- [Stated goal]:
Repeat the material verbatim and drop the pictures.

++++++

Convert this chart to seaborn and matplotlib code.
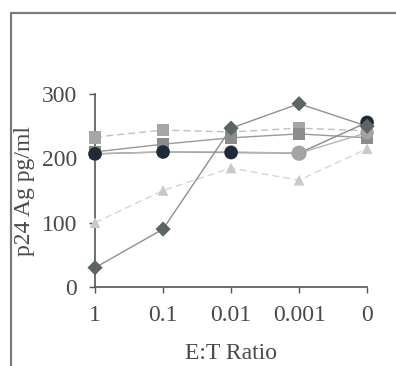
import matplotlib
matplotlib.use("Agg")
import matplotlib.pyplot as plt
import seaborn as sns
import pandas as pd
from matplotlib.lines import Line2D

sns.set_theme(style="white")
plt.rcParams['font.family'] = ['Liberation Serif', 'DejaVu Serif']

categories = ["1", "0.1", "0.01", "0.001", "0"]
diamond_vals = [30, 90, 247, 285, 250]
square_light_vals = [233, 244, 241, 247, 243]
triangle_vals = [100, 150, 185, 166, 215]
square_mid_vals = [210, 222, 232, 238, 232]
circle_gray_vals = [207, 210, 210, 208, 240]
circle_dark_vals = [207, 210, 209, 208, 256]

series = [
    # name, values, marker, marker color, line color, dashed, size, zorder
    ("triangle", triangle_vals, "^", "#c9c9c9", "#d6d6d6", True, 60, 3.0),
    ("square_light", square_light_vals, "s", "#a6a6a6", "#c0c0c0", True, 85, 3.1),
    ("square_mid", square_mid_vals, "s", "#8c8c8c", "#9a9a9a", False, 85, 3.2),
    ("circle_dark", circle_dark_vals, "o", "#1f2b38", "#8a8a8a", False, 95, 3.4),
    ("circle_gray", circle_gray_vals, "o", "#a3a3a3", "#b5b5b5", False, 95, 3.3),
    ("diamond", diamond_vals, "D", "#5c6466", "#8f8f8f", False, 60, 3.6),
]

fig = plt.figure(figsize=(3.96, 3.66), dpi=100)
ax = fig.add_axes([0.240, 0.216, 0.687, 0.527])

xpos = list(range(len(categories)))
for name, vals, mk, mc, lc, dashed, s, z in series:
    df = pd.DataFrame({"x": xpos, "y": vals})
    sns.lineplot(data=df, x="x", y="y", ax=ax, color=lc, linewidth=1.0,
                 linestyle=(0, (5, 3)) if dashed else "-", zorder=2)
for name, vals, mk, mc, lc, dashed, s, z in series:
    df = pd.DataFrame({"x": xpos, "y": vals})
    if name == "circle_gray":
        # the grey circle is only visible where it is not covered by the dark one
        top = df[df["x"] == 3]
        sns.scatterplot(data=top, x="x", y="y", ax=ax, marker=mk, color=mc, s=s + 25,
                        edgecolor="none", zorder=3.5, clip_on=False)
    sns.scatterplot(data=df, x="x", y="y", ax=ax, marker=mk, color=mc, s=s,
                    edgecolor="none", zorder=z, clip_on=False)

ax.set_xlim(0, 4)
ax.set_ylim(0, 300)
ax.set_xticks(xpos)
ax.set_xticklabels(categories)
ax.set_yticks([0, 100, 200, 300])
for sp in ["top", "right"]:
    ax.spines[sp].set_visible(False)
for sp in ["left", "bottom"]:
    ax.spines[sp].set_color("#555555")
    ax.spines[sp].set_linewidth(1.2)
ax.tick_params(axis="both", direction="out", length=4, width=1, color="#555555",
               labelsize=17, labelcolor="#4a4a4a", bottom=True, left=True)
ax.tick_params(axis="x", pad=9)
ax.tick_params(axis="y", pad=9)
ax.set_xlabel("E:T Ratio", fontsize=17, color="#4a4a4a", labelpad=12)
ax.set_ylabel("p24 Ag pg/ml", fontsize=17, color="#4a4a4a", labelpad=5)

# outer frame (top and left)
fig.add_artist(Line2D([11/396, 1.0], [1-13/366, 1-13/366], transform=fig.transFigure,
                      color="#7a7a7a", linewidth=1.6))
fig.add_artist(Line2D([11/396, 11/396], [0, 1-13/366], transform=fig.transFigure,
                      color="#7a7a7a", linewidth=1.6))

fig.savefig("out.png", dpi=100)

++++++

- [Problem solution]:
Convert this chart to seaborn and matplotlib code.
import matplotlib
matplotlib.use("Agg")
import matplotlib.pyplot as plt
import seaborn as sns
import pandas as pd
from matplotlib.lines import Line2D

sns.set_theme(style="white")
plt.rcParams['font.family'] = ['Liberation Serif', 'DejaVu Serif']

categories = ["1", "0.1", "0.01", "0.001", "0"]
diamond_vals = [30, 90, 247, 285, 250]
square_light_vals = [233, 244, 241, 247, 243]
triangle_vals = [100, 150, 185, 166, 215]
square_mid_vals = [210, 222, 232, 238, 232]
circle_gray_vals = [207, 210, 210, 208, 240]
circle_dark_vals = [207, 210, 209, 208, 256]

series = [
    # name, values, marker, marker color, line color, dashed, size, zorder
    ("triangle", triangle_vals, "^", "#c9c9c9", "#d6d6d6", True, 60, 3.0),
    ("square_light", square_light_vals, "s", "#a6a6a6", "#c0c0c0", True, 85, 3.1),
    ("square_mid", square_mid_vals, "s", "#8c8c8c", "#9a9a9a", False, 85, 3.2),
    ("circle_dark", circle_dark_vals, "o", "#1f2b38", "#8a8a8a", False, 95, 3.4),
    ("circle_gray", circle_gray_vals, "o", "#a3a3a3", "#b5b5b5", False, 95, 3.3),
    ("diamond", diamond_vals, "D", "#5c6466", "#8f8f8f", False, 60, 3.6),
]

fig = plt.figure(figsize=(3.96, 3.66), dpi=100)
ax = fig.add_axes([0.240, 0.216, 0.687, 0.527])

xpos = list(range(len(categories)))
for name, vals, mk, mc, lc, dashed, s, z in series:
    df = pd.DataFrame({"x": xpos, "y": vals})
    sns.lineplot(data=df, x="x", y="y", ax=ax, color=lc, linewidth=1.0,
                 linestyle=(0, (5, 3)) if dashed else "-", zorder=2)
for name, vals, mk, mc, lc, dashed, s, z in series:
    df = pd.DataFrame({"x": xpos, "y": vals})
    if name == "circle_gray":
        # the grey circle is only visible where it is not covered by the dark one
        top = df[df["x"] == 3]
        sns.scatterplot(data=top, x="x", y="y", ax=ax, marker=mk, color=mc, s=s + 25,
                        edgecolor="none", zorder=3.5, clip_on=False)
    sns.scatterplot(data=df, x="x", y="y", ax=ax, marker=mk, color=mc, s=s,
                    edgecolor="none", zorder=z, clip_on=False)

ax.set_xlim(0, 4)
ax.set_ylim(0, 300)
ax.set_xticks(xpos)
ax.set_xticklabels(categories)
ax.set_yticks([0, 100, 200, 300])
for sp in ["top", "right"]:
    ax.spines[sp].set_visible(False)
for sp in ["left", "bottom"]:
    ax.spines[sp].set_color("#555555")
    ax.spines[sp].set_linewidth(1.2)
ax.tick_params(axis="both", direction="out", length=4, width=1, color="#555555",
               labelsize=17, labelcolor="#4a4a4a", bottom=True, left=True)
ax.tick_params(axis="x", pad=9)
ax.tick_params(axis="y", pad=9)
ax.set_xlabel("E:T Ratio", fontsize=17, color="#4a4a4a", labelpad=12)
ax.set_ylabel("p24 Ag pg/ml", fontsize=17, color="#4a4a4a", labelpad=5)

# outer frame (top and left)
fig.add_artist(Line2D([11/396, 1.0], [1-13/366, 1-13/366], transform=fig.transFigure,
                      color="#7a7a7a", linewidth=1.6))
fig.add_artist(Line2D([11/396, 11/396], [0, 1-13/366], transform=fig.transFigure,
                      color="#7a7a7a", linewidth=1.6))

fig.savefig("out.png", dpi=100)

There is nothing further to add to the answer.